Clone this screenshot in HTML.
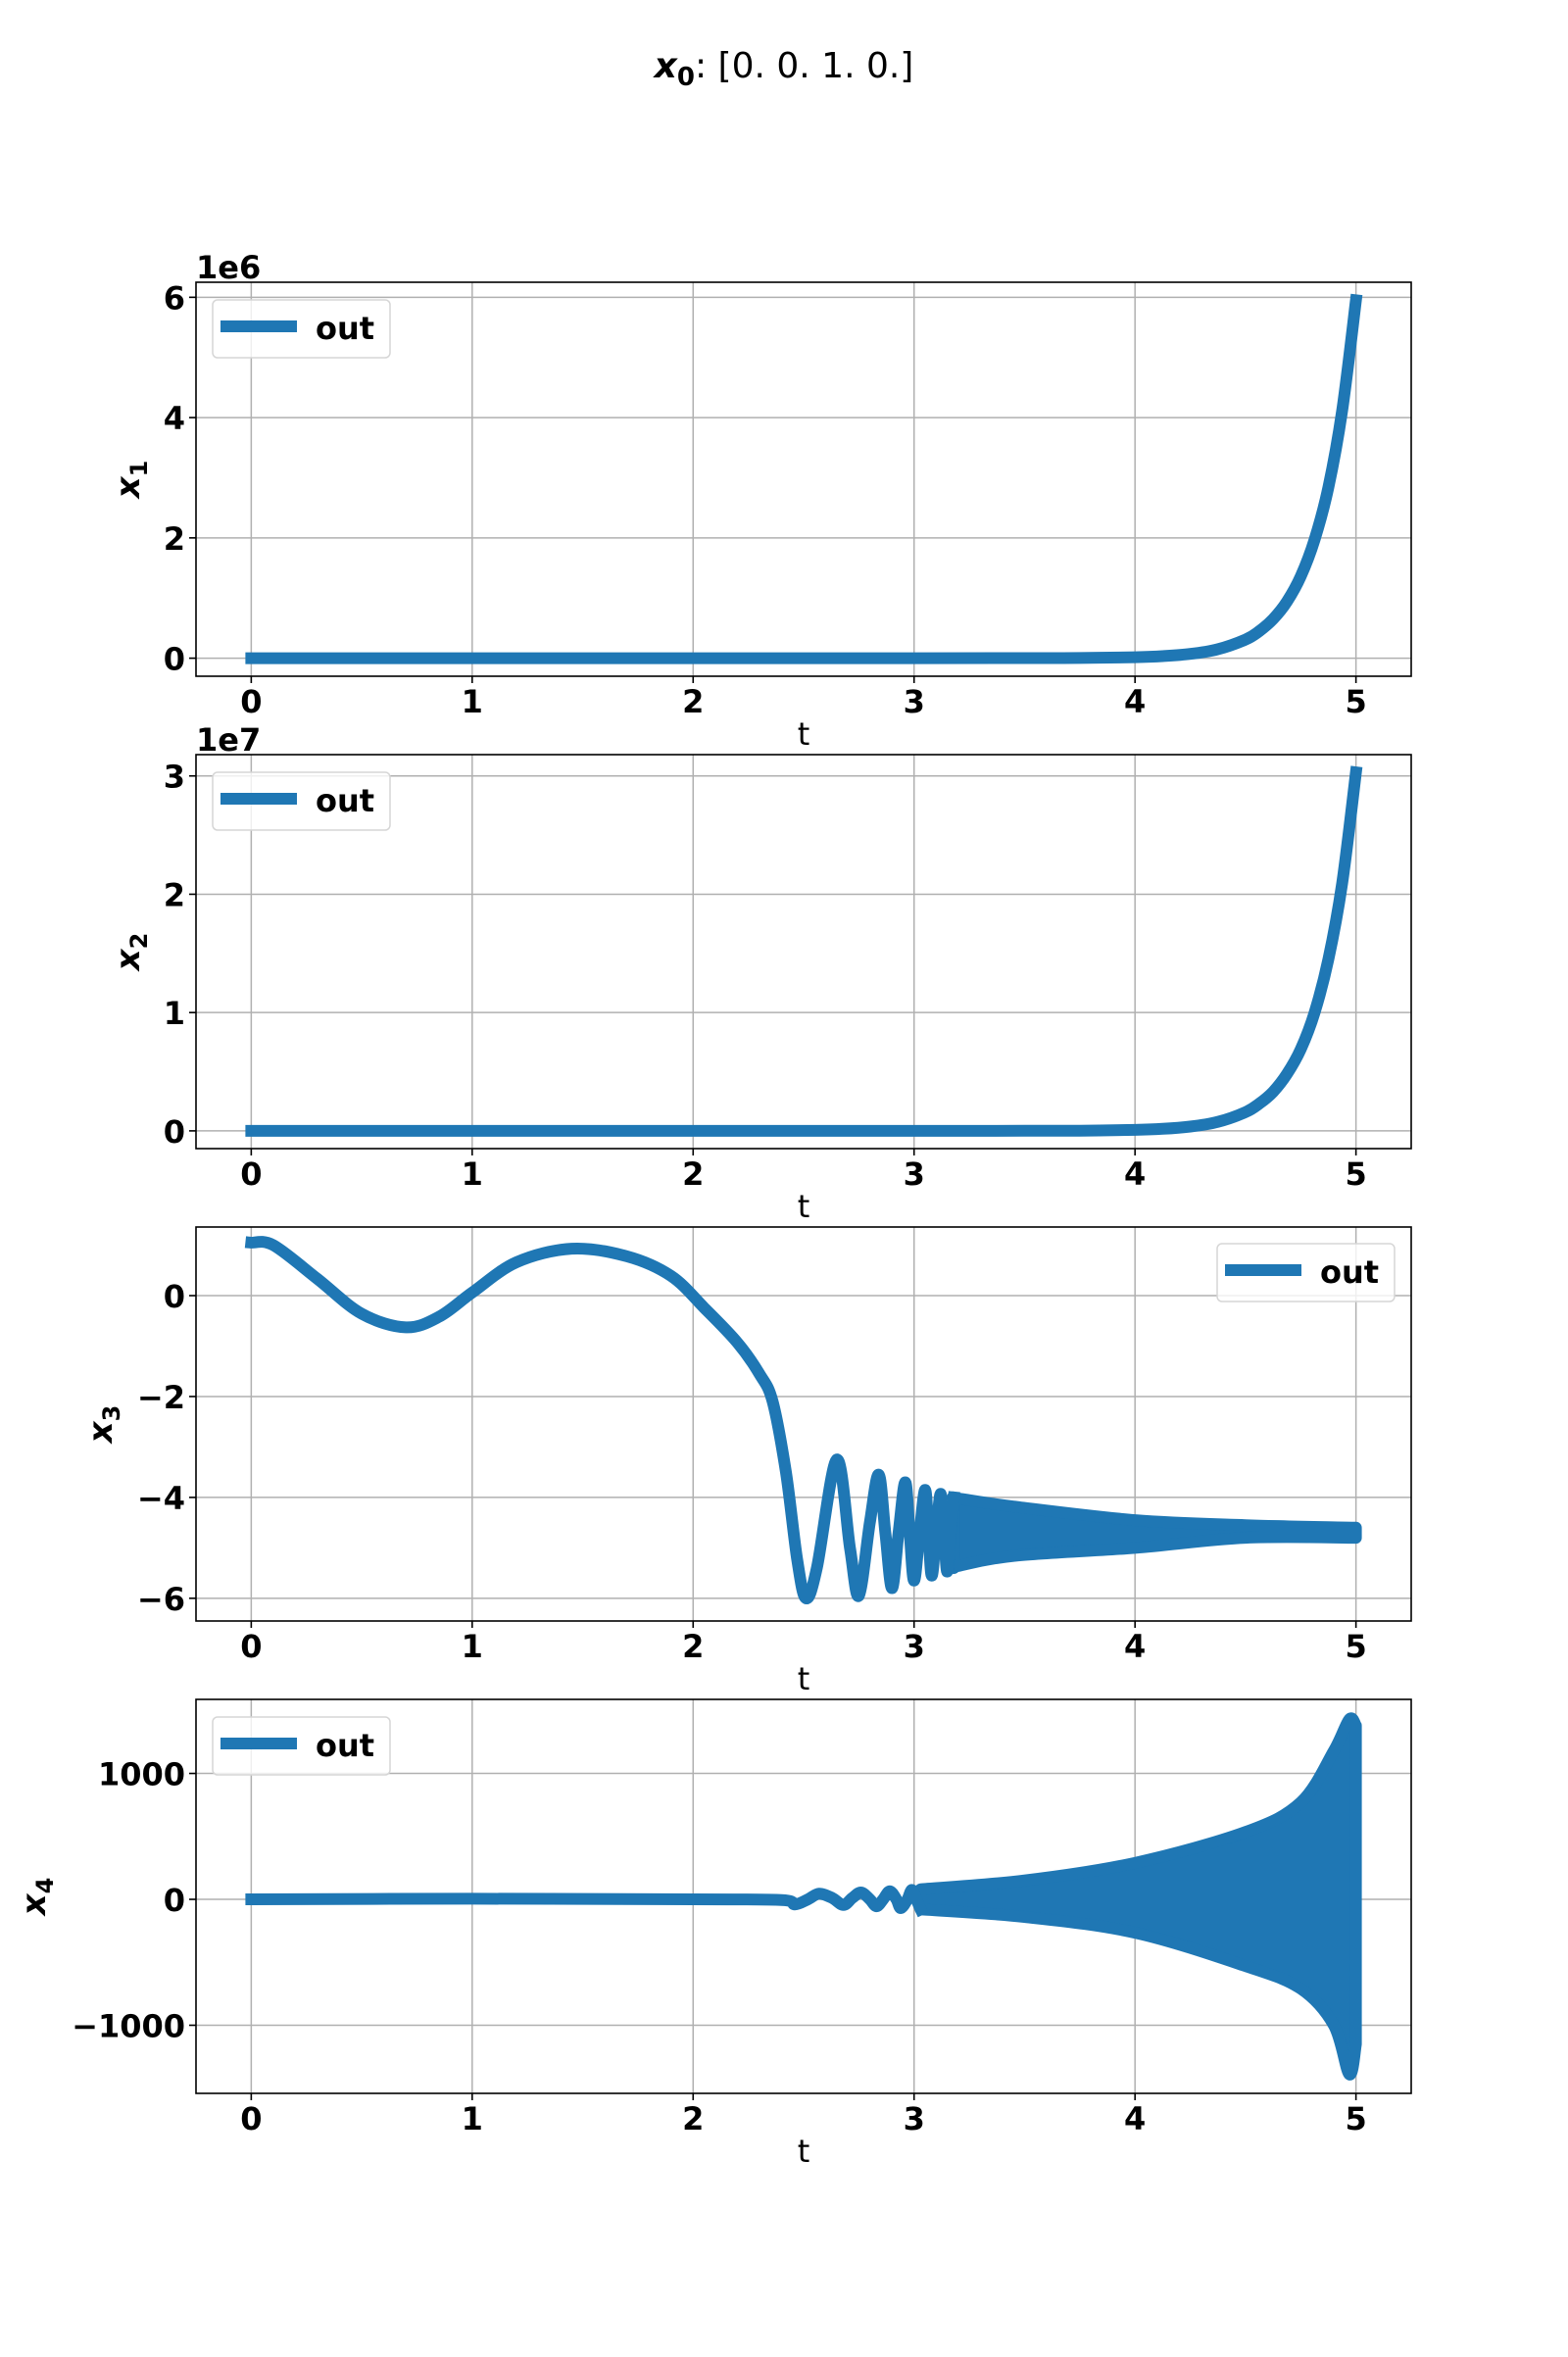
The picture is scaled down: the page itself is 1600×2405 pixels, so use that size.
<!DOCTYPE html>
<html><head><meta charset="utf-8">
<style>
html,body{margin:0;padding:0;background:#fff;}
svg text{font-family:"DejaVu Sans","Liberation Sans",sans-serif;}
</style></head>
<body>
<svg id="fig" xmlns="http://www.w3.org/2000/svg" width="1600" height="2400" viewBox="0 0 1600 2400">
<rect width="1600" height="2400" fill="#fff"/>
<text x="800" y="79" text-anchor="middle" font-size="36"><tspan font-weight="bold" font-style="italic">x</tspan><tspan font-weight="bold" font-size="26" dy="8">0</tspan><tspan dy="-8">: [0. 0. 1. 0.]</tspan></text>
</svg>
<script>
// ---- data ----
const x1Times = [0,1,2,3,3.5,3.75,4,4.125,4.25,4.375,4.5,4.5625,4.625,4.6875,4.75,4.8125,4.875,4.9375,5];
const x1Values = [0,0,0,0,0.0009,0.0037,0.016,0.034,0.071,0.149,0.31,0.45,0.65,0.94,1.36,1.97,2.84,4.11,5.95]; // ×1e6
const x2Times = [0,1,2,3,3.5,3.75,4,4.125,4.25,4.375,4.5,4.5625,4.625,4.6875,4.75,4.8125,4.875,4.9375,5];
const x2Values = [0,0,0,0,0.0005,0.0019,0.008,0.017,0.036,0.076,0.158,0.23,0.33,0.48,0.69,1.0,1.45,2.09,3.03]; // ×1e7
const x3Times = [0,0.1,0.3,0.5,0.7,0.85,1.0,1.2,1.45,1.7,1.9,2.05,2.2,2.3,2.36,2.42,2.47,2.51,2.56,2.65,2.71,2.75,2.8,2.84,2.87,2.9,2.93,2.96,2.98,3.0,3.025,3.05,3.065,3.08,3.1,3.12,3.135,3.15,3.165,3.18];
const x3Values = [1.05,1.0,0.33,-0.36,-0.63,-0.42,0.06,0.66,0.93,0.78,0.39,-0.24,-0.93,-1.55,-2.1,-3.5,-5.2,-6.0,-5.4,-3.25,-5.0,-5.95,-4.5,-3.55,-4.7,-5.8,-4.7,-3.7,-4.7,-5.65,-4.7,-3.85,-4.7,-5.55,-4.7,-3.93,-4.7,-5.47,-4.7,-4.0];
const x3BandTimes = [3.18,3.2,3.45,4.0,4.5,5.0];
const x3BandUpper = [-4.0,-4.02,-4.18,-4.45,-4.55,-4.6];
const x3BandLower = [-5.4,-5.36,-5.16,-5.0,-4.8,-4.8];
const x4Times = [0,1,2,2.4,2.46,2.52,2.57,2.63,2.68,2.72,2.76,2.8,2.83,2.86,2.89,2.92,2.94,2.97,2.99,3.01,3.03];
const x4Values = [0,5,0,-5,-40,0,45,10,-45,10,55,0,-55,0,65,0,-70,0,75,0,-80];
const x4BandTimes = [3.03,3.5,4.0,4.5,4.75,4.9,4.97,5.0];
const x4BandUpper = [80,150,290,535,770,1180,1430,1380];
const x4BandLower = [-80,-140,-265,-530,-710,-1000,-1390,-1150];
const tTicks = [0,1,2,3,4,5];
const y1Ticks = [0,2,4,6];
const y2Ticks = [0,1,2,3];
const y3Ticks = [0,-2,-4,-6];
const y4Ticks = [-1000,0,1000];

const NS = "http://www.w3.org/2000/svg";
const svg = document.getElementById('fig');
const L = 200, R = 1440, H = 402, BLUE = "#1f77b4", LW = 12;
const xMin = -0.25, xMax = 5.25;
function mk(tag, attrs, parent){const e=document.createElementNS(NS,tag);for(const k in attrs)e.setAttribute(k,attrs[k]);(parent||svg).appendChild(e);return e;}
function fmt(v){return v<0?"\u2212"+Math.abs(v):String(v);}
function smooth(pts, cont){
  let d = (cont?"L":"M")+pts[0][0].toFixed(1)+","+pts[0][1].toFixed(1);
  for(let i=0;i<pts.length-1;i++){
    const p0=pts[Math.max(0,i-1)],p1=pts[i],p2=pts[i+1],p3=pts[Math.min(pts.length-1,i+2)];
    const c1=[p1[0]+(p2[0]-p0[0])/6,p1[1]+(p2[1]-p0[1])/6];
    const c2=[p2[0]-(p3[0]-p1[0])/6,p2[1]-(p3[1]-p1[1])/6];
    d+="C"+c1[0].toFixed(1)+","+c1[1].toFixed(1)+" "+c2[0].toFixed(1)+","+c2[1].toFixed(1)+" "+p2[0].toFixed(1)+","+p2[1].toFixed(1);
  }
  return d;
}

function panel(idx, top, yMin, yMax, yTicks, sub, ylabX, offsetText, series, band, legendRight){
  const g = mk('g',{});
  
  
  const B = top + H;
  const sx = t => L + (t - xMin) / (xMax - xMin) * (R - L);
  const sy = v => B - (v - yMin) / (yMax - yMin) * H;
  const clipId = 'clip'+idx;
  const cp = mk('clipPath',{id:clipId},g); mk('rect',{x:L,y:top,width:R-L,height:H},cp);
  tTicks.forEach(t=>{
    const l = mk('line',{x1:sx(t),x2:sx(t),y1:top,y2:B,stroke:"#b0b0b0","stroke-width":1.5},g);
    
    
  });
  yTicks.forEach(v=>{
    const l = mk('line',{x1:L,x2:R,y1:sy(v),y2:sy(v),stroke:"#b0b0b0","stroke-width":1.5},g);
    
    
  });
  const cg = mk('g',{'clip-path':'url(#'+clipId+')'},g);
  if(band){
    const up = band.t.map((t,i)=>[sx(t),sy(band.u[i])]);
    const lo = band.t.map((t,i)=>[sx(t),sy(band.l[i])]).reverse();
    const d = smooth(up,false) + smooth(lo,true) + "Z";
    const p = mk('path',{d:d,fill:BLUE,stroke:BLUE,"stroke-width":LW,"stroke-linejoin":"round"},cg);
    
    
  }
  const pts = series.t.map((t,i)=>[sx(t),sy(series.v[i])]);
  const line = mk('path',{d:smooth(pts,false),fill:"none",stroke:BLUE,"stroke-width":LW,"stroke-linejoin":"round","stroke-linecap":"square"},cg);
  
  
  const fr = mk('rect',{x:L,y:top,width:R-L,height:H,fill:"none",stroke:"#000","stroke-width":1.6},g);
  
  
  tTicks.forEach(t=>{
    mk('line',{x1:sx(t),x2:sx(t),y1:B,y2:B+7,stroke:"#000","stroke-width":1.6},g);
    const tx = mk('text',{x:sx(t),y:B+37,"text-anchor":"middle","font-size":32,"font-weight":"bold"},g);
    tx.textContent = fmt(t);
    
    
  });
  yTicks.forEach(v=>{
    mk('line',{x1:L-7,x2:L,y1:sy(v),y2:sy(v),stroke:"#000","stroke-width":1.6},g);
    const tx = mk('text',{x:L-11,y:sy(v)+12,"text-anchor":"end","font-size":32,"font-weight":"bold"},g);
    tx.textContent = fmt(v);
    
    
  });
  const xl = mk('text',{x:820,y:B+70,"text-anchor":"middle","font-size":32},g);
  xl.textContent = "t";
  
  
  const yl = mk('text',{transform:"translate("+ylabX+","+(top+H/2)+") rotate(-90)","text-anchor":"middle","font-size":34,"font-weight":"bold"},g);
  yl.innerHTML = '<tspan font-style="italic">x</tspan><tspan font-size="24" dy="8">'+sub+'</tspan>';
  
  
  if(offsetText){
    const ot = mk('text',{x:200,y:top-4,"font-size":32,"font-weight":"bold"},g);
    ot.textContent = offsetText;
    
    
  }
  const lx = legendRight ? 1242 : 217, ly = top + (legendRight ? 17 : 18);
  const lg = mk('g',{},g);
  
  
  mk('rect',{x:lx,y:ly,width:181,height:59,rx:5,fill:"#fff","fill-opacity":0.8,stroke:"#d6d6d6","stroke-width":1.5},lg);
  const ll = mk('line',{x1:lx+8,x2:lx+86,y1:ly+27,y2:ly+27,stroke:BLUE,"stroke-width":LW},lg);
  
  
  const lt = mk('text',{x:lx+105,y:ly+40,"font-size":32,"font-weight":"bold"},lg);
  lt.textContent = "out";
  
  
}

panel(1, 288, -0.3, 6.25, y1Ticks, "1", 142, "1e6", {t:x1Times,v:x1Values}, null, false);
panel(2, 770, -0.15, 3.18, y2Ticks, "2", 142, "1e7", {t:x2Times,v:x2Values}, null, false);
panel(3, 1252, -6.45, 1.36, y3Ticks, "3", 114, null, {t:x3Times,v:x3Values}, {t:x3BandTimes,u:x3BandUpper,l:x3BandLower}, true);
panel(4, 1734, -1541, 1588, y4Ticks, "4", 46, null, {t:x4Times,v:x4Values}, {t:x4BandTimes,u:x4BandUpper,l:x4BandLower}, false);
</script>
</body></html>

**********

Find all the lines containing "size" in the material, then copy them.

The picture is scaled down: the page itself is 1600×2405 pixels, so use that size.
<text x="800" y="79" text-anchor="middle" font-size="36"><tspan font-weight="bold" font-style="italic">x</tspan><tspan font-weight="bold" font-size="26" dy="8">0</tspan><tspan dy="-8">: [0. 0. 1. 0.]</tspan></text>
    const tx = mk('text',{x:sx(t),y:B+37,"text-anchor":"middle","font-size":32,"font-weight":"bold"},g);
    const tx = mk('text',{x:L-11,y:sy(v)+12,"text-anchor":"end","font-size":32,"font-weight":"bold"},g);
  const xl = mk('text',{x:820,y:B+70,"text-anchor":"middle","font-size":32},g);
  const yl = mk('text',{transform:"translate("+ylabX+","+(top+H/2)+") rotate(-90)","text-anchor":"middle","font-size":34,"font-weight":"bold"},g);
  yl.innerHTML = '<tspan font-style="italic">x</tspan><tspan font-size="24" dy="8">'+sub+'</tspan>';
    const ot = mk('text',{x:200,y:top-4,"font-size":32,"font-weight":"bold"},g);
  const lt = mk('text',{x:lx+105,y:ly+40,"font-size":32,"font-weight":"bold"},lg);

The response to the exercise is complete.